SPIEGEL: But money is no object for a wealthy bank like Goldman Sachs.
Braun: Deposited capital, which would be payable for each traded contract, increases the costs of speculation because it ties up liquidity. It's similar to the minimum reserve rule we also have in the banking sector
SPIEGEL: and that would slow down trade, as it were.
Braun: Slowing things down, even if it were only for a few minutes, would benefit international commodities trading. But a more transparent market is also important. It has to become clear who is trading out of a genuine interest in the commodity and who is merely speculating for financial reasons. In addition, an independent clearinghouse should supervise trading in the future. It should monitor each transaction to make sure that financial institutions are clearly separating their deals. At the moment they are wildly juggling their financial products back and forth within their organizations, products like derivatives on bonds, real estate, loans, foreign currencies and agricultural commodities. These products should be traded separately, or else transparency will be completely lost.
SPIEGEL: It would make the most sense to ban speculation on food products altogether.

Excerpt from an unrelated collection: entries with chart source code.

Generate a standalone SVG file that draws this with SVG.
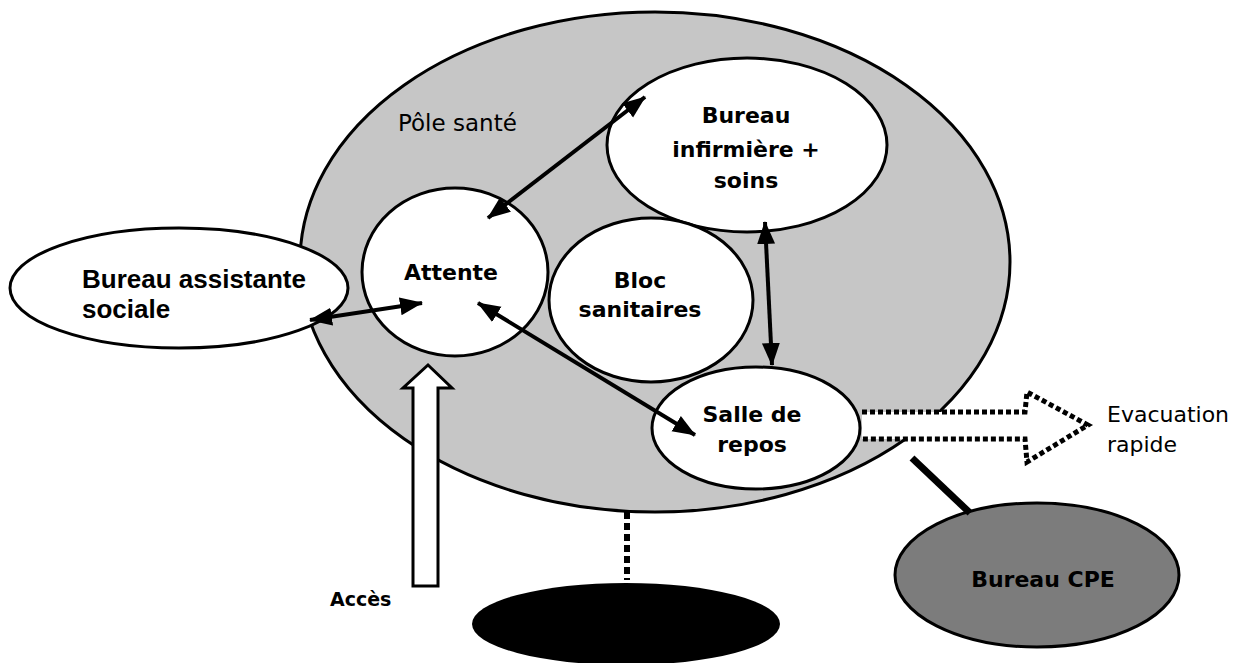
<svg xmlns="http://www.w3.org/2000/svg" width="1237" height="663" viewBox="0 0 1237 663">
<style>
.room{fill:#ffffff;stroke:#000;stroke-width:3}
.lbl{font-family:"DejaVu Sans",Verdana,sans-serif;font-weight:bold;font-size:22px;fill:#000;text-anchor:middle}
.arr{stroke:#000;stroke-width:4;fill:none;marker-start:url(#ah);marker-end:url(#ah)}
</style>
<defs>
<marker id="ah" markerUnits="userSpaceOnUse" markerWidth="24" markerHeight="20" viewBox="0 0 24 20" refX="22" refY="10" orient="auto-start-reverse">
<path d="M0,1 L23,10 L0,19 Z" fill="#000"/>
</marker>
</defs>
<rect width="1237" height="663" fill="#fff"/>
<g id="pole-sante">
<ellipse cx="655" cy="262" rx="355" ry="250" fill="#c6c6c6" stroke="#000" stroke-width="3"/>
<text x="398" y="131" font-family="DejaVu Sans,Verdana,sans-serif" font-size="23" fill="#000">Pôle santé</text>
</g>
<g id="bureau-infirmiere">
<ellipse class="room" cx="747" cy="145" rx="140" ry="87"/>
<text class="lbl" x="746" y="123">Bureau</text>
<text class="lbl" x="746" y="157">infirmière +</text>
<text class="lbl" x="746" y="188">soins</text>
</g>
<g id="attente">
<ellipse class="room" cx="455" cy="272" rx="93" ry="84"/>
<text class="lbl" x="451" y="280" font-size="23">Attente</text>
</g>
<g id="bloc-sanitaires">
<ellipse class="room" cx="651" cy="300" rx="102" ry="82"/>
<text class="lbl" x="640" y="288">Bloc</text>
<text class="lbl" x="640" y="317">sanitaires</text>
</g>
<g id="salle-repos">
<ellipse class="room" cx="756" cy="428" rx="104" ry="61"/>
<text class="lbl" x="752" y="422">Salle de</text>
<text class="lbl" x="752" y="452">repos</text>
</g>
<g id="bureau-assistante">
<ellipse class="room" cx="179" cy="288" rx="169" ry="60" stroke-width="2.5"/>
<text x="82" y="288" font-family="Liberation Sans,Arial,sans-serif" font-weight="bold" font-size="26" fill="#000">Bureau assistante</text>
<text x="82" y="318" font-family="Liberation Sans,Arial,sans-serif" font-weight="bold" font-size="26" fill="#000">sociale</text>
</g>
<g id="bureau-cpe">
<ellipse cx="1037" cy="575" rx="142" ry="72" fill="#7c7c7c" stroke="#000" stroke-width="3"/>
<text class="lbl" x="1043" y="587" fill="#1a1a1a" font-size="22.5">Bureau CPE</text>
</g>
<g id="noir">
<ellipse cx="626" cy="624" rx="154" ry="41" fill="#000"/>
</g>
<g id="acces">
<polygon points="428,365 452,388 438,388 438,586 413,586 413,388 403,388" fill="#fff" stroke="#000" stroke-width="3" stroke-linejoin="miter"/>
<text x="330" y="606" font-family="DejaVu Sans,Verdana,sans-serif" font-weight="bold" font-size="19" fill="#000">Accès</text>
</g>
<g id="evacuation">
<path d="M862,412 L1025,412 L1027,392 L1088,425 L1027,462 L1025,439 L862,439" fill="#fff" stroke="#000" stroke-width="5" stroke-dasharray="5 3"/>
<text x="1107" y="422" font-family="DejaVu Sans,Verdana,sans-serif" font-size="22" fill="#000">Evacuation</text>
<text x="1107" y="452" font-family="DejaVu Sans,Verdana,sans-serif" font-size="22" fill="#000">rapide</text>
</g>
<g id="connectors">
<line class="arr" x1="488" y1="218" x2="645" y2="97"/>
<line class="arr" x1="310" y1="320" x2="422" y2="303" stroke-width="3"/>
<line class="arr" x1="478" y1="303" x2="695" y2="435"/>
<line class="arr" x1="765" y1="222" x2="772" y2="365"/>
<line x1="912" y1="458" x2="970" y2="513" stroke="#000" stroke-width="7"/>
<line x1="627" y1="512" x2="627" y2="580" stroke="#000" stroke-width="6" stroke-dasharray="7 4"/>
</g>
</svg>
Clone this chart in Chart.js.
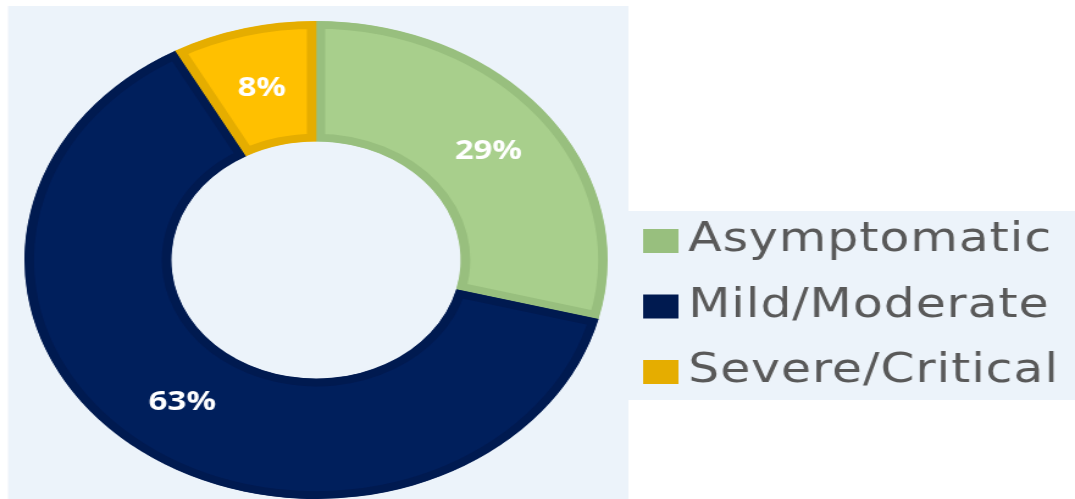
<!DOCTYPE html>
<html>
<head>
<meta charset="utf-8">
<script src="https://cdn.jsdelivr.net/npm/chart.js@4.4.1/dist/chart.umd.min.js"></script>
<style>
  html, body { margin: 0; padding: 0; background: #ffffff; overflow: hidden; width: 1075px; height: 499px; }
  #c { position: absolute; left: 0; top: 0; transform: scaleX(1.2202); transform-origin: 0 0; }
</style>
</head>
<body>
<canvas id="c" width="881" height="499"></canvas>
<script>
const categories = ['Asymptomatic', 'Mild/Moderate', 'Severe/Critical'];
const values = [29, 63, 8];
const valueLabels = ['29%', '63%', '8%'];
const fillColors = ['#a8cf8c', '#001f5c', '#ffc000'];
const borderColors = ['#98bf7e', '#001a50', '#e5ad00'];

const PANEL_BG = '#ecf3fa';

const panelPlugin = {
  id: 'panels',
  beforeDraw(chart) {
    const ctx = chart.ctx;
    ctx.save();
    ctx.fillStyle = '#ffffff';
    ctx.fillRect(0, 0, chart.width, chart.height);
    ctx.fillStyle = PANEL_BG;
    ctx.fillRect(6.6, 6, 508.4, 493);
    ctx.fillRect(514.5, 211, 366.5, 189);
    ctx.restore();
  }
};

const labelPlugin = {
  id: 'valueLabels',
  afterDatasetsDraw(chart) {
    const ctx = chart.ctx;
    const meta = chart.getDatasetMeta(0);
    ctx.save();
    ctx.fillStyle = '#ffffff';
    ctx.font = 'bold 27px "Open Sans"';
    ctx.textAlign = 'center';
    ctx.textBaseline = 'middle';
    meta.data.forEach((arc, i) => {
      const p = arc.tooltipPosition();
      ctx.fillText(valueLabels[i], p.x, p.y + 1);
    });
    ctx.restore();
  }
};

const legendPlugin = {
  id: 'customLegend',
  afterDraw(chart) {
    const ctx = chart.ctx;
    ctx.save();
    ctx.font = '40px "DejaVu Sans"';
    if ('letterSpacing' in ctx) ctx.letterSpacing = '0.8px';
    ctx.textBaseline = 'middle';
    ctx.textAlign = 'left';
    categories.forEach((name, i) => {
      const y = 241 + i * 65.5;
      ctx.fillStyle = borderColors[i];
      ctx.fillRect(527, y - 12, 29, 24);
      ctx.fillStyle = '#595959';
      ctx.fillText(name, 564, y);
    });
    ctx.restore();
  }
};

new Chart(document.getElementById('c'), {
  type: 'doughnut',
  data: {
    labels: categories,
    datasets: [{
      data: values,
      backgroundColor: fillColors,
      borderColor: borderColors,
      borderWidth: 7.5,
      borderAlign: 'inner',
      hoverBorderWidth: 7.5
    }]
  },
  options: {
    responsive: false,
    animation: false,
    cutout: '49.6%',
    layout: { padding: { left: 20, right: 383, top: 21, bottom: 0 } },
    plugins: {
      legend: { display: false },
      tooltip: { enabled: false }
    },
    events: []
  },
  plugins: [panelPlugin, labelPlugin, legendPlugin]
});
</script>
</body>
</html>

Braun: That would be an ill-advised step toward a planned economy. Besides, we need "good" speculation, that is, the signals that predict a real shortage, for example. It's a form of protection that enables us to quick react to a fragile supply situation.
SPIEGEL: And what happens if the agricultural commodity markets don't change in the way you describe?
Braun: Then the fatal development of recent years will repeat itself. There will be dramatic bottlenecks in developing countries. More and more countries will seal off access to their food production, and instead of good globalization we'll experience a return to costly autarchy, and it'll all come at the cost of the poorest of the poor. An undesirable development that the world cannot afford.
SPIEGEL: Professor von Braun, thank you for this interview.